### What is required
Restate each line of the listing exactly, without carrying over any pictures.
---+---
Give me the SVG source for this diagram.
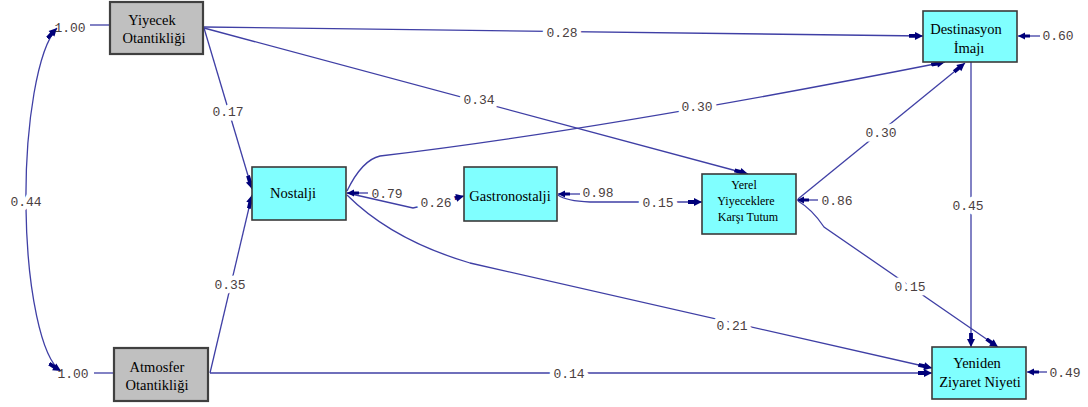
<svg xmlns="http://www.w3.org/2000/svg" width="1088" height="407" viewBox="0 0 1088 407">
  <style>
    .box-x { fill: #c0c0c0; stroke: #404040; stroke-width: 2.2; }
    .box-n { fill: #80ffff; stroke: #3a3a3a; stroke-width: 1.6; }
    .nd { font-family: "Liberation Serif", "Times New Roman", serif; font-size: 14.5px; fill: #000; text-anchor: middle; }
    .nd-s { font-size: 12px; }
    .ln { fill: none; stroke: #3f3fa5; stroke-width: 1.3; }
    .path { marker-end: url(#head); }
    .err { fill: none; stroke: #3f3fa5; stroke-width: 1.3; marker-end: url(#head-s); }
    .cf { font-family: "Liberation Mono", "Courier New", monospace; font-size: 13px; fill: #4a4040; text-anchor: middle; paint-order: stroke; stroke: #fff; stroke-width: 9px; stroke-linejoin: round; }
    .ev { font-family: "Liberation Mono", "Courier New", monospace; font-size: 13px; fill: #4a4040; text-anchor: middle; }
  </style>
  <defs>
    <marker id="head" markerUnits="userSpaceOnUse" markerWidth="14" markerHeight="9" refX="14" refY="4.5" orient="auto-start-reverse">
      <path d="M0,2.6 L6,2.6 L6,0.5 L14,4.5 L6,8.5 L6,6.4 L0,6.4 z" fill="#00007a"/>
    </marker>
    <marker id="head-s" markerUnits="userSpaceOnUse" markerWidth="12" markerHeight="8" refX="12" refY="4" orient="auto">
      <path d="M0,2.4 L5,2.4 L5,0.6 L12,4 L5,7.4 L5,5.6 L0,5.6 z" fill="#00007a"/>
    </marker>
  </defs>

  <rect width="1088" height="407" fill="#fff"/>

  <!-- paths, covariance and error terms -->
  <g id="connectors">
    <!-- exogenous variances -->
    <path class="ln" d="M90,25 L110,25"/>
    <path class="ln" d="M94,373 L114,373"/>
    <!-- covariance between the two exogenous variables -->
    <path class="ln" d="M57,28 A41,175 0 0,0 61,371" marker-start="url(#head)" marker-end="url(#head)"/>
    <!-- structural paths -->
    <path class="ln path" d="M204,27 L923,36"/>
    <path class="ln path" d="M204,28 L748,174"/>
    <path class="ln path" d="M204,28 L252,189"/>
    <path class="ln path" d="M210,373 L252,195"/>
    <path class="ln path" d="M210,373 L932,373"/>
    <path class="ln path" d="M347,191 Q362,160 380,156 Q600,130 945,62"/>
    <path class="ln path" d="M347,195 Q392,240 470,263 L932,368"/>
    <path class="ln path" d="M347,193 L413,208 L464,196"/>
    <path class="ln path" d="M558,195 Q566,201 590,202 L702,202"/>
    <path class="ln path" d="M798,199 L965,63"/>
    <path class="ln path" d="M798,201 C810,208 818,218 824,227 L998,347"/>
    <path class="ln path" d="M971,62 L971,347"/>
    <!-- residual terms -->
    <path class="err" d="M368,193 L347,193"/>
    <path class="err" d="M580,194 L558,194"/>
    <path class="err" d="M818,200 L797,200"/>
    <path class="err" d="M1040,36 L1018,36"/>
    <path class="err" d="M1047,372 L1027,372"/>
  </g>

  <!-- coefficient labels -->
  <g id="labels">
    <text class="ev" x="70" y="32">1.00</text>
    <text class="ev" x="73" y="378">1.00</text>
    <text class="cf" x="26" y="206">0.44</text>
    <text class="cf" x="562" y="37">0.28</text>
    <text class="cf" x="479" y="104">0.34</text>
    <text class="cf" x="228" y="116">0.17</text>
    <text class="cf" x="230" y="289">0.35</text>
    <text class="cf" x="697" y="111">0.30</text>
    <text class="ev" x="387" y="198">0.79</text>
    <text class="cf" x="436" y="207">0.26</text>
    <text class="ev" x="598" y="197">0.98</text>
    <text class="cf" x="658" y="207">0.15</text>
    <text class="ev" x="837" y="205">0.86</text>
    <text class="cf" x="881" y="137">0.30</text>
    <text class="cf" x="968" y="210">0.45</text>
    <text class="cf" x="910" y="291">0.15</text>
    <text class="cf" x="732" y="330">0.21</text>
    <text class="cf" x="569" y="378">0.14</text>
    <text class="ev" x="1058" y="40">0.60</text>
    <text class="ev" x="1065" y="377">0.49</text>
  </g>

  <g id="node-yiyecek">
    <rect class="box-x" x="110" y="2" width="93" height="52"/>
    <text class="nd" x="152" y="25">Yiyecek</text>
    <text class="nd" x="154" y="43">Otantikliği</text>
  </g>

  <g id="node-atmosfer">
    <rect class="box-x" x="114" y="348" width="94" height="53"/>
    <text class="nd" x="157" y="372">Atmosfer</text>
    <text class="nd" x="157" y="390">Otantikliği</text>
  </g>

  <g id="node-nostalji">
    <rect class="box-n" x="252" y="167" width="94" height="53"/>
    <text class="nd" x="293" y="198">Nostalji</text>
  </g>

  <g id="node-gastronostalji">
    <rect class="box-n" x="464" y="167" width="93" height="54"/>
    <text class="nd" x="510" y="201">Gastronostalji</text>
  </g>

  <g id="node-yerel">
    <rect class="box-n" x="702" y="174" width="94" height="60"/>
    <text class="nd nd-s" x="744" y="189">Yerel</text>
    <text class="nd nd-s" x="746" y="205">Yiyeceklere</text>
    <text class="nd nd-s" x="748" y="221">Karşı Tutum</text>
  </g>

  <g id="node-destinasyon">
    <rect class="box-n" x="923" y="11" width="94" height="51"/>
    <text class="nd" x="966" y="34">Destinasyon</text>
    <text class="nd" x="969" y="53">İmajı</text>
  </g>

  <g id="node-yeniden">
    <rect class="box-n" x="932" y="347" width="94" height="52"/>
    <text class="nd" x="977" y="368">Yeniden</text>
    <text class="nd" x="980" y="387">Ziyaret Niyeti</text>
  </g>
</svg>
---+---
### Written solution
Give me the SVG source for this diagram.
<svg xmlns="http://www.w3.org/2000/svg" width="1088" height="407" viewBox="0 0 1088 407">
  <style>
    .box-x { fill: #c0c0c0; stroke: #404040; stroke-width: 2.2; }
    .box-n { fill: #80ffff; stroke: #3a3a3a; stroke-width: 1.6; }
    .nd { font-family: "Liberation Serif", "Times New Roman", serif; font-size: 14.5px; fill: #000; text-anchor: middle; }
    .nd-s { font-size: 12px; }
    .ln { fill: none; stroke: #3f3fa5; stroke-width: 1.3; }
    .path { marker-end: url(#head); }
    .err { fill: none; stroke: #3f3fa5; stroke-width: 1.3; marker-end: url(#head-s); }
    .cf { font-family: "Liberation Mono", "Courier New", monospace; font-size: 13px; fill: #4a4040; text-anchor: middle; paint-order: stroke; stroke: #fff; stroke-width: 9px; stroke-linejoin: round; }
    .ev { font-family: "Liberation Mono", "Courier New", monospace; font-size: 13px; fill: #4a4040; text-anchor: middle; }
  </style>
  <defs>
    <marker id="head" markerUnits="userSpaceOnUse" markerWidth="14" markerHeight="9" refX="14" refY="4.5" orient="auto-start-reverse">
      <path d="M0,2.6 L6,2.6 L6,0.5 L14,4.5 L6,8.5 L6,6.4 L0,6.4 z" fill="#00007a"/>
    </marker>
    <marker id="head-s" markerUnits="userSpaceOnUse" markerWidth="12" markerHeight="8" refX="12" refY="4" orient="auto">
      <path d="M0,2.4 L5,2.4 L5,0.6 L12,4 L5,7.4 L5,5.6 L0,5.6 z" fill="#00007a"/>
    </marker>
  </defs>

  <rect width="1088" height="407" fill="#fff"/>

  <!-- paths, covariance and error terms -->
  <g id="connectors">
    <!-- exogenous variances -->
    <path class="ln" d="M90,25 L110,25"/>
    <path class="ln" d="M94,373 L114,373"/>
    <!-- covariance between the two exogenous variables -->
    <path class="ln" d="M57,28 A41,175 0 0,0 61,371" marker-start="url(#head)" marker-end="url(#head)"/>
    <!-- structural paths -->
    <path class="ln path" d="M204,27 L923,36"/>
    <path class="ln path" d="M204,28 L748,174"/>
    <path class="ln path" d="M204,28 L252,189"/>
    <path class="ln path" d="M210,373 L252,195"/>
    <path class="ln path" d="M210,373 L932,373"/>
    <path class="ln path" d="M347,191 Q362,160 380,156 Q600,130 945,62"/>
    <path class="ln path" d="M347,195 Q392,240 470,263 L932,368"/>
    <path class="ln path" d="M347,193 L413,208 L464,196"/>
    <path class="ln path" d="M558,195 Q566,201 590,202 L702,202"/>
    <path class="ln path" d="M798,199 L965,63"/>
    <path class="ln path" d="M798,201 C810,208 818,218 824,227 L998,347"/>
    <path class="ln path" d="M971,62 L971,347"/>
    <!-- residual terms -->
    <path class="err" d="M368,193 L347,193"/>
    <path class="err" d="M580,194 L558,194"/>
    <path class="err" d="M818,200 L797,200"/>
    <path class="err" d="M1040,36 L1018,36"/>
    <path class="err" d="M1047,372 L1027,372"/>
  </g>

  <!-- coefficient labels -->
  <g id="labels">
    <text class="ev" x="70" y="32">1.00</text>
    <text class="ev" x="73" y="378">1.00</text>
    <text class="cf" x="26" y="206">0.44</text>
    <text class="cf" x="562" y="37">0.28</text>
    <text class="cf" x="479" y="104">0.34</text>
    <text class="cf" x="228" y="116">0.17</text>
    <text class="cf" x="230" y="289">0.35</text>
    <text class="cf" x="697" y="111">0.30</text>
    <text class="ev" x="387" y="198">0.79</text>
    <text class="cf" x="436" y="207">0.26</text>
    <text class="ev" x="598" y="197">0.98</text>
    <text class="cf" x="658" y="207">0.15</text>
    <text class="ev" x="837" y="205">0.86</text>
    <text class="cf" x="881" y="137">0.30</text>
    <text class="cf" x="968" y="210">0.45</text>
    <text class="cf" x="910" y="291">0.15</text>
    <text class="cf" x="732" y="330">0.21</text>
    <text class="cf" x="569" y="378">0.14</text>
    <text class="ev" x="1058" y="40">0.60</text>
    <text class="ev" x="1065" y="377">0.49</text>
  </g>

  <g id="node-yiyecek">
    <rect class="box-x" x="110" y="2" width="93" height="52"/>
    <text class="nd" x="152" y="25">Yiyecek</text>
    <text class="nd" x="154" y="43">Otantikliği</text>
  </g>

  <g id="node-atmosfer">
    <rect class="box-x" x="114" y="348" width="94" height="53"/>
    <text class="nd" x="157" y="372">Atmosfer</text>
    <text class="nd" x="157" y="390">Otantikliği</text>
  </g>

  <g id="node-nostalji">
    <rect class="box-n" x="252" y="167" width="94" height="53"/>
    <text class="nd" x="293" y="198">Nostalji</text>
  </g>

  <g id="node-gastronostalji">
    <rect class="box-n" x="464" y="167" width="93" height="54"/>
    <text class="nd" x="510" y="201">Gastronostalji</text>
  </g>

  <g id="node-yerel">
    <rect class="box-n" x="702" y="174" width="94" height="60"/>
    <text class="nd nd-s" x="744" y="189">Yerel</text>
    <text class="nd nd-s" x="746" y="205">Yiyeceklere</text>
    <text class="nd nd-s" x="748" y="221">Karşı Tutum</text>
  </g>

  <g id="node-destinasyon">
    <rect class="box-n" x="923" y="11" width="94" height="51"/>
    <text class="nd" x="966" y="34">Destinasyon</text>
    <text class="nd" x="969" y="53">İmajı</text>
  </g>

  <g id="node-yeniden">
    <rect class="box-n" x="932" y="347" width="94" height="52"/>
    <text class="nd" x="977" y="368">Yeniden</text>
    <text class="nd" x="980" y="387">Ziyaret Niyeti</text>
  </g>
</svg>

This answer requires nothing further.